WMATA and the Metro System were created by a tri-state Compact between the District of Columbia, the State of Maryland, and the Commonwealth of Virginia, then ratified by Congress. The Compact created the Authority and outlined its general powers and obligations. It requires WMATA to formulate a regional mass transit plan, and to adopt a financial strategy for the construction and operation of projects and services identified in that plan. It also mandates the adoption of an annual capital and operating budget. An upcoming post will investigate the annual budget in more detail, but it’s important to know the difference between capital and operating funds. Put simply, capital projects are items Metro builds and maintains, or equipment it buys. This includes assets such as new buses and rail cars to replace old vehicles, improvements to bus stops, and parts to maintain vehicles, stations, and escalators. The operating budget pays to run the system on a daily basis: labor, fuel, electricity, employee benefits, fare payment processing, etc. As you’ll see in the next post, there are good reasons for separating funding this way.

The Compact’s legal requirement to adopt a financial plan is met at three different levels: the Capital Funding Agreement (CFA), the six-year Capital Improvement Program (CIP), and the annual budget.

Capital Funding Agreement

The CFA is an arrangement between WMATA’s jurisdictional partners to fund the Metro system’s capital needs. The CFA prioritizes the types of capital projects the jurisdictions want to fund; estimates the types and levels of funding likely to be available; and establishes a funding mechanism that allows WMATA to undertake projects and make sure they’re paid for on a timely basis. The CFA is less about what is funded than how and who pays. The Compact and CFA require WMATA to apply for federal grants and program funds to support capital projects, and commit the partner jurisdictions to provide local matching funds for federal grants. Because WMATA does not have its own dedicated funding source, any project costs not covered by federal money or other fees must be covered by the jurisdictions. Those costs are billed to each jurisdiction according to the same allocation formula that applies to Metro’s operating subsidy, which will be described in more detail in a separate post.
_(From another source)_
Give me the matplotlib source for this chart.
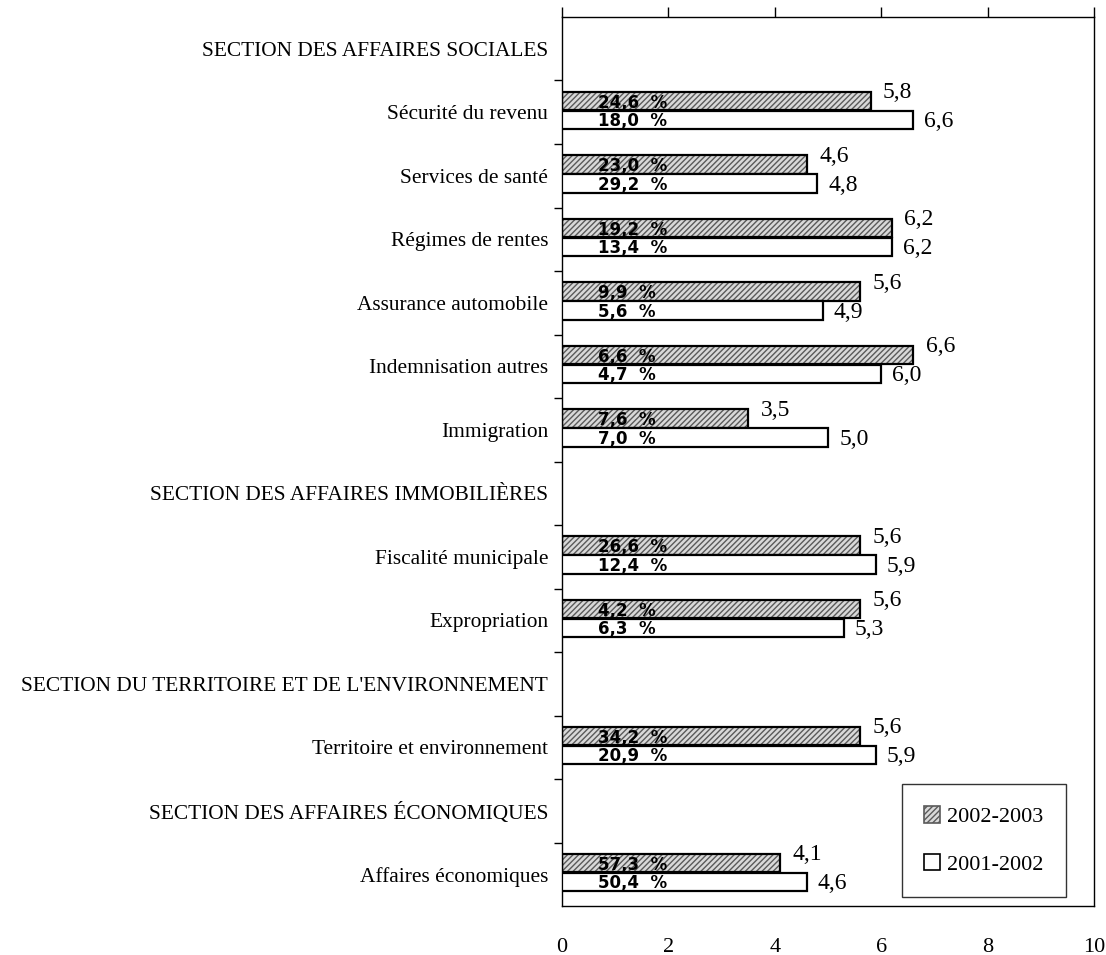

Capital Improvement Program

The detailed scheduling of projects and payments is determined by the six-year Capital Improvement Program and the annual budget. All of WMATA’s financial plans operate on the basis of a fiscal year that runs between July 1st and June 30th. The current CIP runs from July 1, 2016 through June 30, 2021, and includes a total of $6.2 billion in capital projects. This six-year investment plan tries to balance financial resources against necessary system improvements identified by NTSB safety recommendations, more routine asset management and repair work, and a few elements identified in the Momentum strategic plan. With our focus on safety and system rehabilitation, around 88% of the $6.2 billion is focused on safety and state of good repair projects. The CIP also includes $750 million for 220 additional 7000-series rail cars. These new cars were originally intended to support full deployment of 8-car trains during rush hour, but will now be used to replace the 5000-series fleet in an ongoing effort to improve the Metrorail system’s reliability.

CIP projects with photos 2

$6.2 billion is a lot of money, even spread over six years. Where does it all come from? 45% of it is programmed to come from federal grants and program funds, with the other 55% coming from local sources. That 55% non-federal share consists of $2.25 billion from state and local partners, $984 million in debt financing, and $108 million from other sources, including real estate leases, joint development proceeds, advertising fees, and other miscellaneous funds.

CIP budget share

So who decides which projects are included in the CIP and how they get funded? The major inputs used to craft the CIP are the Momentum strategic plan, which identifies the long term actions and needs of the Authority, and Metro’s Capital Needs Inventory (pdf), which is a consolidated list of all the safety, repair, and asset replacement work we know the current system will need over a ten-year period. Each department within Metro aligns its business plan with those agency-wide priorities, and sends that plan and a list of needs to Metro’s budget staff and executive leadership. Metro’s budget staff works with other departments and our jurisdictional partners to forecast six-year growth or loss of population, jobs, ridership, fares, and county/city transit budgets. The management and budget team then draft a detailed budget for the next fiscal year and update the CIP for the following five years, and publish both for public review in December. Public meetings are held in January and February, during which presentations are also made to the executives and legislative bodies of the Compact jurisdictions. Staff consolidate and communicate feedback from the public and jurisdictions between March and May. The final budget and CIP must be adopted by June of every year, ready for the next fiscal year that begins each July.

budget process_croppedCIPs used to be negotiated once every six years, meaning the system and its partners were locked into a six-year funding commitment. This process changed when the Compact partners negotiated the current CFA. Now Metro’s Board and partner jurisdictions adopt a detailed one-year spending plan with committed funds (the annual budget) plus a set of general spending guidelines for the five years after that, based on reasonable expectations of the system’s needs and available funds (the CIP). This change provided greater flexibility to react to critical needs and changing economic realities (such as variations in federal funding or local economic activity and tax revenue), but at the cost of certainty and reliability for larger, multi-year projects.

What do you think about this policy and funding framework? Could it be simplified? Is there a way to provide more certain funding for larger projects, while also balancing the needs of all the different Compact jurisdictions? Do you think the budget process provides adequate opportunity for community review and feedback? If not, what could Metro and its partners do to make the process more accessible and more interesting? Would that type of engagement be better suited to Metro’s Board, or the county and city governments that help pay for the system?